To do ▸
Return the lines that follow, exactly as they appear, from the first through the one containing "import matplotlib.pyplot as plt"; no pictures are to be included.
# # # # # # #
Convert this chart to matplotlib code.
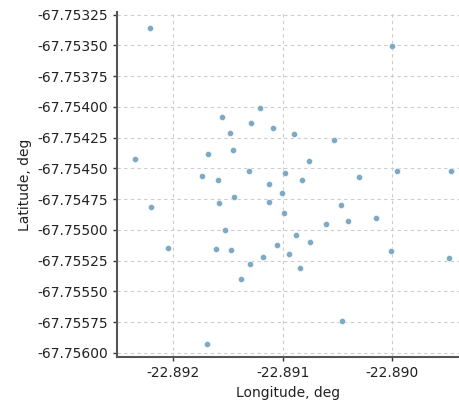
import matplotlib
matplotlib.use("Agg")
import matplotlib.pyplot as plt

# positions
lon = [-22.892213, -22.889997, -22.891206, -22.891554, -22.891288, -22.891087,
       -22.890895, -22.891481, -22.890528, -22.891453, -22.891682, -22.892351,
       -22.890757, -22.891307, -22.891737, -22.890977, -22.889951, -22.889457,
       -22.890299, -22.891591, -22.890821, -22.891124, -22.891005, -22.891444,
       -22.891581, -22.891124, -22.892204, -22.890986, -22.890464, -22.890602,
       -22.890400, -22.890144, -22.891527, -22.890876, -22.890748, -22.891050,
       -22.892049, -22.891609, -22.891472, -22.890940, -22.891179, -22.891298,
       -22.890840, -22.890006, -22.889475, -22.891380, -22.890455, -22.891691]
lat = [-67.753363, -67.753508, -67.754008, -67.754081, -67.754129, -67.754169,
       -67.754218, -67.754210, -67.754266, -67.754355, -67.754387, -67.754427,
       -67.754444, -67.754524, -67.754565, -67.754540, -67.754524, -67.754524,
       -67.754573, -67.754597, -67.754597, -67.754629, -67.754702, -67.754734,
       -67.754782, -67.754774, -67.754815, -67.754863, -67.754798, -67.754952,
       -67.754927, -67.754903, -67.755000, -67.755040, -67.755097, -67.755121,
       -67.755145, -67.755153, -67.755161, -67.755194, -67.755218, -67.755282,
       -67.755307, -67.755169, -67.755226, -67.755403, -67.755742, -67.755928]

yticks = [-67.75325, -67.75350, -67.75375, -67.75400, -67.75425, -67.75450,
          -67.75475, -67.75500, -67.75525, -67.75550, -67.75575, -67.75600]
xticks = [-22.892, -22.891, -22.890]

fig = plt.figure(figsize=(4.59, 4.03), dpi=100)
ax = fig.add_axes([0.255, 0.114, 0.745, 0.856])

ax.scatter(lon, lat, s=20, color='#7ea9c3', edgecolor='white', linewidth=0.4, zorder=3)

ax.set_xlim(-22.892516, -22.889384)
ax.set_ylim(-67.756035, -67.75323)
ax.set_xticks(xticks)
ax.set_xticklabels(['%.3f' % v for v in xticks])
ax.set_yticks(yticks)
ax.set_yticklabels(['%.5f' % v for v in yticks])

ax.grid(True, linestyle=(0, (3, 3)), color='#cccccc', linewidth=0.8)
ax.set_axisbelow(True)
for s in ['top', 'right']:
    ax.spines[s].set_visible(False)
for s in ['left', 'bottom']:
    ax.spines[s].set_color('#555555')
    ax.spines[s].set_linewidth(1.5)
ax.tick_params(colors='#333333', labelsize=10, length=3, width=1, labelcolor='#222222')

ax.set_xlabel('Longitude, deg', fontsize=10, color='#222222')
ax.set_ylabel('Latitude, deg', fontsize=10, color='#222222')

plt.savefig("out.png", dpi=100)
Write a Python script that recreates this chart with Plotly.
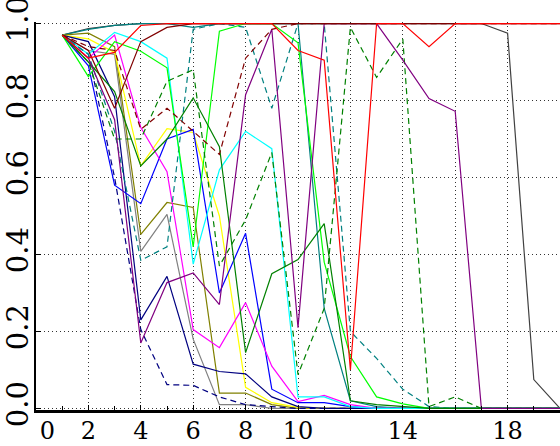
# # # # # # #
Task result ▸
Convert this chart to matplotlib code.
import matplotlib
matplotlib.use("Agg")
import matplotlib.pyplot as plt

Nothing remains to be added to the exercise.